Soil Experiment: Part 2



Adapted from LifeLab’s Living in the Soil?


Students will determine whether soil type makes a difference for a particular type of plant to grow. Students will be able to describe the components of healthy soil. Students will make their own soil mixture.


What type of soil do plants prefer? How do seeds grow? What do seeds need to thrive?


4 different types of soil in plastic bags: compost, clay, sand, garden soil, or others 4 4” pots/six packs filled with soil and planted seeds (from Part 1)
4 empty pots/six packs
Measuring cups
1 ruler
Bean seeds (Blue Lake or Bush Beans) Soil Experiment Log Sheet


Ask students to review the soil experiment – the steps, their hypotheses, etc. (If students have not completed these sections in their Log Sheet, they may do so now). Invite one student from each group to describe their soil using some of the descriptive words from Part 1. What did it look like? What did it feel like?
Share with students the four types of soil, and ask them to choose which type belongs to their group.
Before showing the results of their experiment, ask for student thoughts on which of the soil groups will have the highest germination rate? Why?

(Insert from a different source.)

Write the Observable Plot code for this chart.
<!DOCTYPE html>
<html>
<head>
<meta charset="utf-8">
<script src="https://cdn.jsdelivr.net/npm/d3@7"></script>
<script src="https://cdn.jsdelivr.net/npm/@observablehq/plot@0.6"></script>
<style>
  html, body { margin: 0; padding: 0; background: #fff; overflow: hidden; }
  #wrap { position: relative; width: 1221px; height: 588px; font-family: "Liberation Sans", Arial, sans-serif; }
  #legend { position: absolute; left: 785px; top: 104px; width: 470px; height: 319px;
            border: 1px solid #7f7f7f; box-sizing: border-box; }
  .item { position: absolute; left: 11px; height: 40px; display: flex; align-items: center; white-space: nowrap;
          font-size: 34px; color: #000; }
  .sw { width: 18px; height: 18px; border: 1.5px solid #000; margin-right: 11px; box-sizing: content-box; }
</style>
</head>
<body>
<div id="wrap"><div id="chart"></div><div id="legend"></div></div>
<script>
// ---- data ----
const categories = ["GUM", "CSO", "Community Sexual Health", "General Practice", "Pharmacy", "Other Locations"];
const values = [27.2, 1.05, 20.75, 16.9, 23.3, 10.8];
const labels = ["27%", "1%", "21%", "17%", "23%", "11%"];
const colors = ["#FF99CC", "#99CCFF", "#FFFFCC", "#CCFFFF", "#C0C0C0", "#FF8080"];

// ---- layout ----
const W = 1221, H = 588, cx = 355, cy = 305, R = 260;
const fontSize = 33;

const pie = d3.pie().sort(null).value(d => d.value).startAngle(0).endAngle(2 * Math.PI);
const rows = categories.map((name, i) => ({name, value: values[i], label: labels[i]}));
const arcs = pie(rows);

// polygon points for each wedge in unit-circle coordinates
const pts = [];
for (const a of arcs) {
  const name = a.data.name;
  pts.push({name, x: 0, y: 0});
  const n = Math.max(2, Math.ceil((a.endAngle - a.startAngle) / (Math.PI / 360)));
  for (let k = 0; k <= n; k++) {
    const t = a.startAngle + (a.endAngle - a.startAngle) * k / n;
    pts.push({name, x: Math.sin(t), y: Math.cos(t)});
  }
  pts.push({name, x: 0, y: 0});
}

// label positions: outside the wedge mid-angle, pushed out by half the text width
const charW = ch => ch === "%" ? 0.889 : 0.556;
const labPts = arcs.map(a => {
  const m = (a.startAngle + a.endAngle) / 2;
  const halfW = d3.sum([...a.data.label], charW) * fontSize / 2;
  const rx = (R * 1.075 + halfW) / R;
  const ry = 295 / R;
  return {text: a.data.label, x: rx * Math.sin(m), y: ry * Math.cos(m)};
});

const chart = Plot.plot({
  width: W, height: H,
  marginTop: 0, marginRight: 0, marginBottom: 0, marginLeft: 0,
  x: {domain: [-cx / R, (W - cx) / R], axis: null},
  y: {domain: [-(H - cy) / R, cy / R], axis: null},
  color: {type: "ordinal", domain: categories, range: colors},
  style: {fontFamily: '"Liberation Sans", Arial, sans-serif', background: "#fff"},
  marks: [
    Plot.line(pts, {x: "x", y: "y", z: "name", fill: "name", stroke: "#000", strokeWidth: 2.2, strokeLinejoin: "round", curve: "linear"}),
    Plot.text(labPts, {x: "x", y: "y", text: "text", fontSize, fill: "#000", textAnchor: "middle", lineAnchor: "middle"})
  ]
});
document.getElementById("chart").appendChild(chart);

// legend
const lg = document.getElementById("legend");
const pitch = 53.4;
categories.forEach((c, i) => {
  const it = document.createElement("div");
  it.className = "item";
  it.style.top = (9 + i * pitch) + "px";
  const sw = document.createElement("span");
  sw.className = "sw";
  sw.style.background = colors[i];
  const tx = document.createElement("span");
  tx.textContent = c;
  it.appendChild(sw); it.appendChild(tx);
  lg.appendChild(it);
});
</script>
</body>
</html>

  1. Students return to their groups and are given their pot/six pack to observe. The recorder writes down their observations on their Log Sheet.
  2. Invite one person from each group to share their observations with the class.
  3. Discuss why there was such variation in the germination rates.
  4. Ask students, “Do you think you can mix a soil that these plants would like?” Challenge students to create a soil mixture that will have a greater germination rate than their original.
  5. Students are able to use the same types of soil as the original experiment. They
    can mix the soil in any way, but they must document the ratio they are using (eg. 1 part compost, 1 part sand, 2 parts potting soil) in their Log Sheet.
  6. Students follow the same steps of Part 1 to complete their experiment, this time with their own soil mixture.
  7. Place all pots in the same location, preferably in a sunny window, greenhouse or under grow lights.
  8. Students record their new hypotheses in their Log Sheet.
    Observe the pots daily with the students. Keep track of which seeds sprouted first, second, third, and fourth. After the seeds sprout, allow time every few days for groups to take measurements and record their seedlings size, color, number of leaves, etc. on their log sheets. Discuss how health of a plant can be measured in many ways, and size isn’t always an indicator of the healthiest plant. Allow the beans to grow for a few weeks so students can see long-term effects of the soils on plant growth.

Wrap Up/Assessment:
After a few weeks, hold a final summit on “Which Soil Plants Prefer.” Ask each group to present their findings about the the best soil mixture.
Do the groups agree on which soil was the best for the plant? If not, how can they rationalize their arguments?
Remind students that in science, the answers aren’t always crystal clear. Often, experiments bring up more questions than they answer.
What new questions came up for the group? (Add these to the class list.) Would they make any changes in how to do the experiment if they did it again?
Add any new information from the experiment to the “Ideas We have about Soil” list. Review the list and have each child relate something they have learned about soil to the group.